(Given material)
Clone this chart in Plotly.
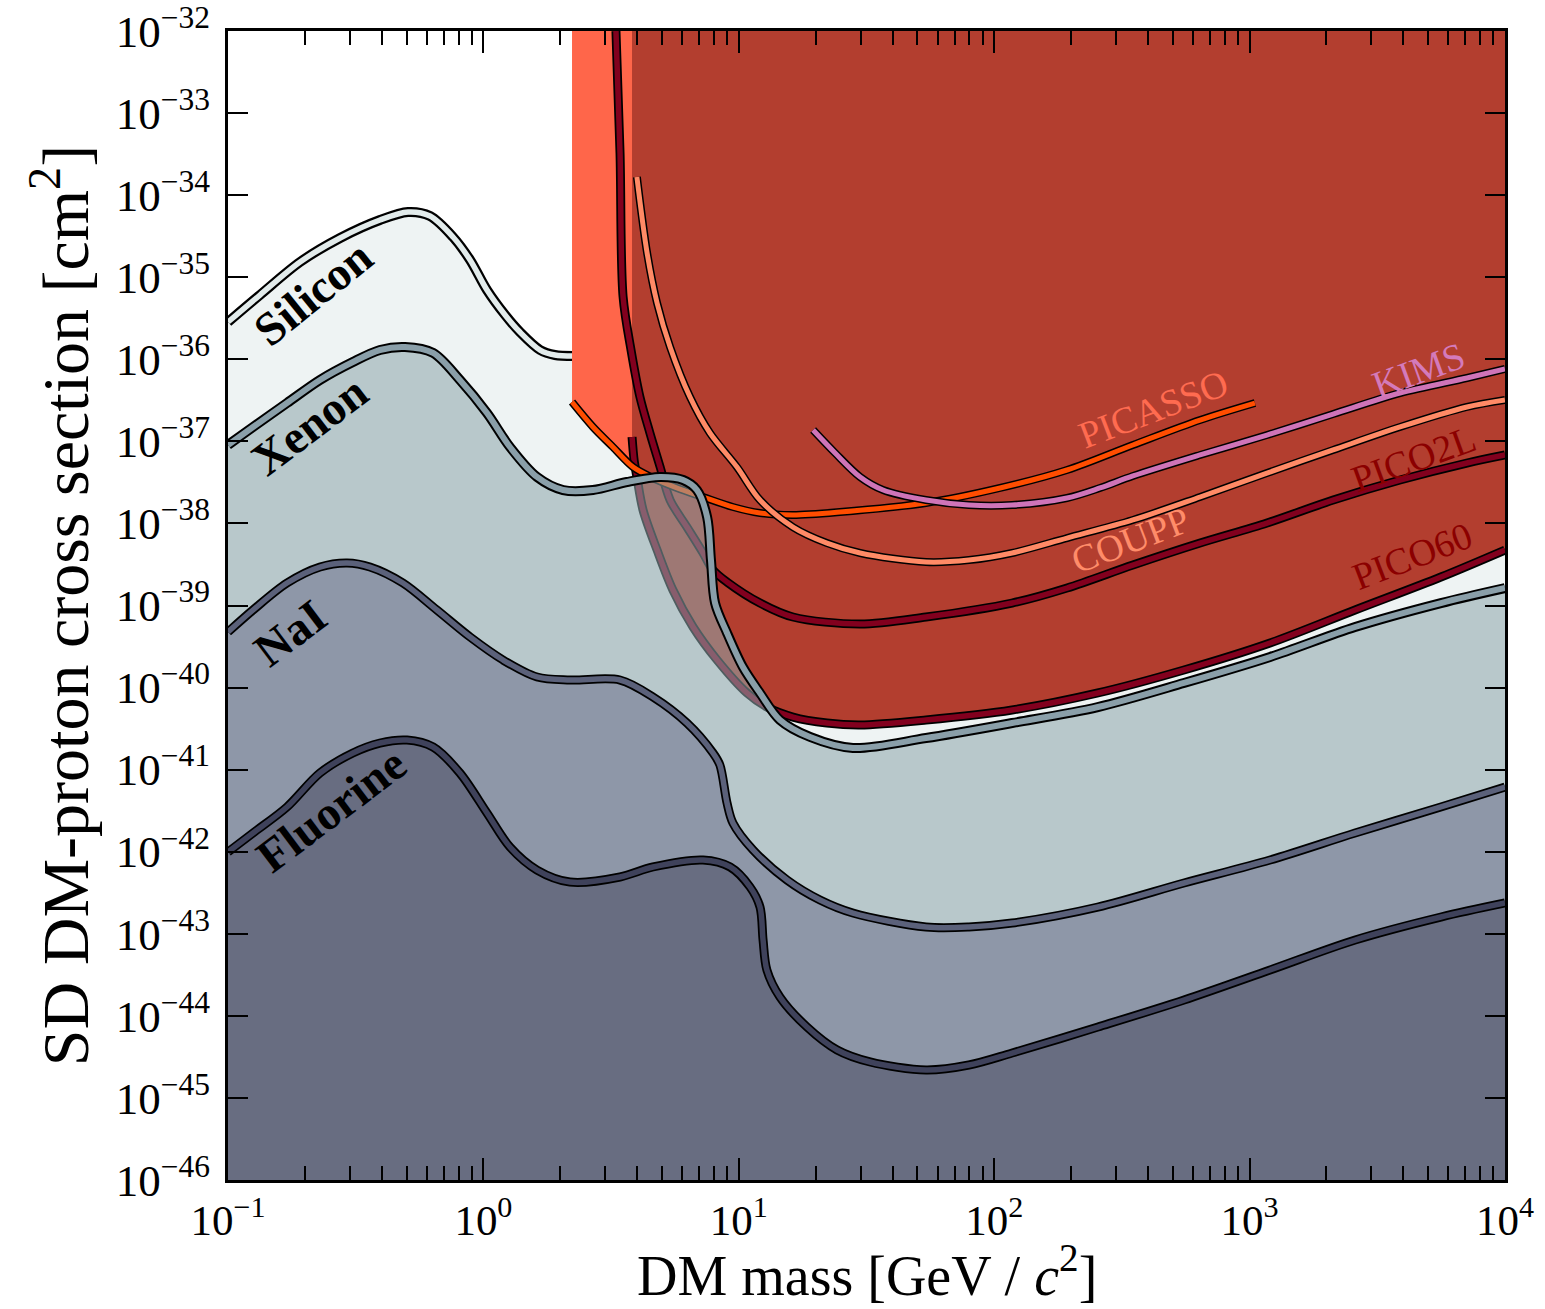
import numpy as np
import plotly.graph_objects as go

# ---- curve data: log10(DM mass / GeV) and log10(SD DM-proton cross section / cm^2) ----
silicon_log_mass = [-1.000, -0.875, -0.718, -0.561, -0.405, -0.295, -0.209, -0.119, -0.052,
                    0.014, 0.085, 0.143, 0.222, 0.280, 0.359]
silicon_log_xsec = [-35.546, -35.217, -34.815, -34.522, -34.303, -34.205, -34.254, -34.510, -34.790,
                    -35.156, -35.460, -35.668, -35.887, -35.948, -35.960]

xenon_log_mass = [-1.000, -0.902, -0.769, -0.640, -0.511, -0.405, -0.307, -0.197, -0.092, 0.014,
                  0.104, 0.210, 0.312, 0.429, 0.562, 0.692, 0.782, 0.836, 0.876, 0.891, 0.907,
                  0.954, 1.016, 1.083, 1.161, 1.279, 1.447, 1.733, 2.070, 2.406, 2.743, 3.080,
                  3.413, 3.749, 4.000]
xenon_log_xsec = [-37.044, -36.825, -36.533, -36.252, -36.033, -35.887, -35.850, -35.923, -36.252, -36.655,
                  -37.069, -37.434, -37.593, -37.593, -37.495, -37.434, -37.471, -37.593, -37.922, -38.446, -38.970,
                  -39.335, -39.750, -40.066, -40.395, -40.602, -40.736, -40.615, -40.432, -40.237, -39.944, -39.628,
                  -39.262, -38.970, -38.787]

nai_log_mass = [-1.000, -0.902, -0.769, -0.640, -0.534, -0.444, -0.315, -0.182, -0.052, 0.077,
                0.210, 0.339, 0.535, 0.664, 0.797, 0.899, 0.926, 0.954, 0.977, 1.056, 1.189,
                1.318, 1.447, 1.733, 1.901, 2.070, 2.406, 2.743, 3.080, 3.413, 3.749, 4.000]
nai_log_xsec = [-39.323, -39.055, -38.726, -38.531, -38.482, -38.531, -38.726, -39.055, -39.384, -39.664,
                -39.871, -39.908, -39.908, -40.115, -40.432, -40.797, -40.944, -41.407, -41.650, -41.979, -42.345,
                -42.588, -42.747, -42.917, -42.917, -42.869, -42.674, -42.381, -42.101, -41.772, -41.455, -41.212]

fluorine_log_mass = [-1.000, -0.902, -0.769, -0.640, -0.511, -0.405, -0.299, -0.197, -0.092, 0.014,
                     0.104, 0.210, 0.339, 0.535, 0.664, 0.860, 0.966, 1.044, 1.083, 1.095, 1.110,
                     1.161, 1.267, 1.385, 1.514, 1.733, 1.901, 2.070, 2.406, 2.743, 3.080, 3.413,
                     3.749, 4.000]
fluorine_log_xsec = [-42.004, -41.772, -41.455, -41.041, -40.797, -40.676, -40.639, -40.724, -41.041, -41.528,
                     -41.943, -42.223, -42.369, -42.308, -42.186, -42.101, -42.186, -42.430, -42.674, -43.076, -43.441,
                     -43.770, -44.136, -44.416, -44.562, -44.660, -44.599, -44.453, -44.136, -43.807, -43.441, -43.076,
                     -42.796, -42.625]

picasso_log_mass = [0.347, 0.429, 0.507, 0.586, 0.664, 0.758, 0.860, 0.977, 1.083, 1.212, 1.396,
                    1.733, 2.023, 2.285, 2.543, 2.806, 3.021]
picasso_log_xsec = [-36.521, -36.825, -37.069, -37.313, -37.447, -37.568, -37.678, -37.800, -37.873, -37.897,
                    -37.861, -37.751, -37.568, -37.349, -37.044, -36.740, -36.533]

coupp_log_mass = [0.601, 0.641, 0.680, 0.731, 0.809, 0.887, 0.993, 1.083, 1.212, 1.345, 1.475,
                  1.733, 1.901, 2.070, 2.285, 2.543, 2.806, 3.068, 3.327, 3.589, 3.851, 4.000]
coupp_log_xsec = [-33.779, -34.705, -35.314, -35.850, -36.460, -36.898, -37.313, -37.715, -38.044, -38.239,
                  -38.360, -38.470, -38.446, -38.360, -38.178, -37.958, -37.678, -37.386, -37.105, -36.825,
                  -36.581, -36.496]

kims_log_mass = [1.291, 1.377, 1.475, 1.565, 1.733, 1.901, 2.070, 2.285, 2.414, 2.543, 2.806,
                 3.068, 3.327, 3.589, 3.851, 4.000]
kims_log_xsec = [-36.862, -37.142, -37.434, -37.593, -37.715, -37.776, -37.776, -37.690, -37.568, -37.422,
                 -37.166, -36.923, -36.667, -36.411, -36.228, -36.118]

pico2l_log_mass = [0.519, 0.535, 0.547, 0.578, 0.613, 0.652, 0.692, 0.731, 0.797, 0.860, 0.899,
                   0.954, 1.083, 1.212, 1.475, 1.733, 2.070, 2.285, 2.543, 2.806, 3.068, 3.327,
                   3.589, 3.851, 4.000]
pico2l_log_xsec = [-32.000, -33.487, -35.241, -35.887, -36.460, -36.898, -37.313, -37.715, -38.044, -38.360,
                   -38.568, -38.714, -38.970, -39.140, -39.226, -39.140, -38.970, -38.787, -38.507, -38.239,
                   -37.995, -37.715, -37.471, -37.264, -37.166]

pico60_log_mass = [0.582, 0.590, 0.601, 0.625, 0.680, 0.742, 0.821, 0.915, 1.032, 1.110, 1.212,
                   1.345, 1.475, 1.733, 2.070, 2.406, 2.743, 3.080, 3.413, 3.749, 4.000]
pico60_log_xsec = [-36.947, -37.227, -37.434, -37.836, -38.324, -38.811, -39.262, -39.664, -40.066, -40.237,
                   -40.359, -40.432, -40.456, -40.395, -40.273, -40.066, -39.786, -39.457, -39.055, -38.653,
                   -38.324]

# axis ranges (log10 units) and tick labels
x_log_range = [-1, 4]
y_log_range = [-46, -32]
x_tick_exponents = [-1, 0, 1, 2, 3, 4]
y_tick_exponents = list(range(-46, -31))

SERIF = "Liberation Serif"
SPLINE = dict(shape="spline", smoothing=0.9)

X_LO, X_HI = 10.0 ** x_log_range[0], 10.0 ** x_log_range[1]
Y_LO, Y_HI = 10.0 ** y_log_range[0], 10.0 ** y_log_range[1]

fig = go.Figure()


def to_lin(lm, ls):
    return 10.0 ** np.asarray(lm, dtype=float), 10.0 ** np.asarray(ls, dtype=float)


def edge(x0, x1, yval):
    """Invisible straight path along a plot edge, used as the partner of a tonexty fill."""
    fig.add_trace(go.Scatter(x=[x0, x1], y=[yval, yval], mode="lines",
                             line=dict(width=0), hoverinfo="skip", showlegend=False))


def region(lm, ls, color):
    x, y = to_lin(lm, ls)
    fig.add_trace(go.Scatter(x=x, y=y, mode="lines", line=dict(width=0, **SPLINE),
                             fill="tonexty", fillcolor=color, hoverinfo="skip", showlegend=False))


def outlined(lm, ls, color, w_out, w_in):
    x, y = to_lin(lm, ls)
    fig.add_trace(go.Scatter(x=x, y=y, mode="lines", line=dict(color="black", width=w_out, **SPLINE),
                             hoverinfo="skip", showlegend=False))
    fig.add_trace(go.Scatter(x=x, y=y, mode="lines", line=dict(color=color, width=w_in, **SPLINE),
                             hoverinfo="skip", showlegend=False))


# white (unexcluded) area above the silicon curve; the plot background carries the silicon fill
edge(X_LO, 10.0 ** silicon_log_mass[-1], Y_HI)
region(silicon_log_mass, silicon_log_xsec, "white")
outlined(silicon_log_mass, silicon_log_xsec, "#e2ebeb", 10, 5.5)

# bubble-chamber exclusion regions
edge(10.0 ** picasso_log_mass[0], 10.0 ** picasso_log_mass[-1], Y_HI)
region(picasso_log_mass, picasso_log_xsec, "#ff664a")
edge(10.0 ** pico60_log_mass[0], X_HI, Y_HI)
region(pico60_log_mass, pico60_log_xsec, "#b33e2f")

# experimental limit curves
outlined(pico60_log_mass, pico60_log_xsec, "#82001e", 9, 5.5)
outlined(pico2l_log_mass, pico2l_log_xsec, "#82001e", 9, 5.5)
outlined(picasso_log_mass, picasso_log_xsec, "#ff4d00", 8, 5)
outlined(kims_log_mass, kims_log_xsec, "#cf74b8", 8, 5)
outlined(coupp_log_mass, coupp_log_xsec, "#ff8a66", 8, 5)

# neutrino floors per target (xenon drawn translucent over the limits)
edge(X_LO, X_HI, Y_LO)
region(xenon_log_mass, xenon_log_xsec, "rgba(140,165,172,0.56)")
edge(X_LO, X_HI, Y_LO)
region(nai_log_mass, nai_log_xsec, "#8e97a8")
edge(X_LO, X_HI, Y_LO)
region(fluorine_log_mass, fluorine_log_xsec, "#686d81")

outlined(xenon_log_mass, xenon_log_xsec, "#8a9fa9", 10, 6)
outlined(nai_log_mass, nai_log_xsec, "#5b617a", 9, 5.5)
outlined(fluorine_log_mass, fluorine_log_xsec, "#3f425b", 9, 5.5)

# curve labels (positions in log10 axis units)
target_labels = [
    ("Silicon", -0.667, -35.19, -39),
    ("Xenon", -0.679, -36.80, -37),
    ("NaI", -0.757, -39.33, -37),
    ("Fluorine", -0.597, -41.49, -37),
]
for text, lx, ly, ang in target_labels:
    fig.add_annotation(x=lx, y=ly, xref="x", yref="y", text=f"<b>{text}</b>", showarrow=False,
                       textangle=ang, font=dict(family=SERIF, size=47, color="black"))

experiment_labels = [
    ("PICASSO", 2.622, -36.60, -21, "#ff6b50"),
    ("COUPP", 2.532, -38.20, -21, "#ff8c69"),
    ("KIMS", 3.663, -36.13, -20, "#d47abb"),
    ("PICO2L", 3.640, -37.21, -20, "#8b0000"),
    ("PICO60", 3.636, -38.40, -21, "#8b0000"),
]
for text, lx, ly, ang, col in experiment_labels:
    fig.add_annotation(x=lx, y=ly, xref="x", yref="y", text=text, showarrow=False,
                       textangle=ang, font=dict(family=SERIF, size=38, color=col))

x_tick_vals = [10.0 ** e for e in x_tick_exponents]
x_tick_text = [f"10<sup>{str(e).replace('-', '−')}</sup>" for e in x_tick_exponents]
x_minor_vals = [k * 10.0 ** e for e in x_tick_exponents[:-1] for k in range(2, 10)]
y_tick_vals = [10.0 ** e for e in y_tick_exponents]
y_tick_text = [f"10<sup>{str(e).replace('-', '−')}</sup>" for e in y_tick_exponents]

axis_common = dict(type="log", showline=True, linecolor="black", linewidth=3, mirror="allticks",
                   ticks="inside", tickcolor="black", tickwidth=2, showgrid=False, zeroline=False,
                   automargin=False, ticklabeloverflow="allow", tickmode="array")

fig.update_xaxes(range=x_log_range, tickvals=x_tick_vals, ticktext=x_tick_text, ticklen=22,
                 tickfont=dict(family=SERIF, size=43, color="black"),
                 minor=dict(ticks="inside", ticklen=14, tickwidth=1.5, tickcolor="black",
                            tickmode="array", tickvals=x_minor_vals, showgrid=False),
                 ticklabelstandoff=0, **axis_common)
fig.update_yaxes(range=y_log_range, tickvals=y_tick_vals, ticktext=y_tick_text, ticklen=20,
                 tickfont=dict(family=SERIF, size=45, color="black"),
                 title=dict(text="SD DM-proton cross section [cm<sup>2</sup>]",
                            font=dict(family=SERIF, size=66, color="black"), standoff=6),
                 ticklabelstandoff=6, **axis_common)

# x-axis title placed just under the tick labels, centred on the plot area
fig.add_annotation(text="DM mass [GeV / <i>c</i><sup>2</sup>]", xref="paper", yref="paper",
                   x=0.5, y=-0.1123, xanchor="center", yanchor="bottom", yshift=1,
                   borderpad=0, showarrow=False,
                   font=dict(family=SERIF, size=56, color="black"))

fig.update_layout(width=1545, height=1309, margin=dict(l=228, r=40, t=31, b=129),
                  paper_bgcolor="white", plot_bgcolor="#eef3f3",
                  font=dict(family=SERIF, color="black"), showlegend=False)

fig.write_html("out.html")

(What to do)
Write out the lines from the start of the material to the line with "-39.262, -38.970, -38.787]", inclusive and exactly. Skip the pictures.

(Solution to the exercise)
Clone this chart in Plotly.
import numpy as np
import plotly.graph_objects as go

# ---- curve data: log10(DM mass / GeV) and log10(SD DM-proton cross section / cm^2) ----
silicon_log_mass = [-1.000, -0.875, -0.718, -0.561, -0.405, -0.295, -0.209, -0.119, -0.052,
                    0.014, 0.085, 0.143, 0.222, 0.280, 0.359]
silicon_log_xsec = [-35.546, -35.217, -34.815, -34.522, -34.303, -34.205, -34.254, -34.510, -34.790,
                    -35.156, -35.460, -35.668, -35.887, -35.948, -35.960]

xenon_log_mass = [-1.000, -0.902, -0.769, -0.640, -0.511, -0.405, -0.307, -0.197, -0.092, 0.014,
                  0.104, 0.210, 0.312, 0.429, 0.562, 0.692, 0.782, 0.836, 0.876, 0.891, 0.907,
                  0.954, 1.016, 1.083, 1.161, 1.279, 1.447, 1.733, 2.070, 2.406, 2.743, 3.080,
                  3.413, 3.749, 4.000]
xenon_log_xsec = [-37.044, -36.825, -36.533, -36.252, -36.033, -35.887, -35.850, -35.923, -36.252, -36.655,
                  -37.069, -37.434, -37.593, -37.593, -37.495, -37.434, -37.471, -37.593, -37.922, -38.446, -38.970,
                  -39.335, -39.750, -40.066, -40.395, -40.602, -40.736, -40.615, -40.432, -40.237, -39.944, -39.628,
                  -39.262, -38.970, -38.787]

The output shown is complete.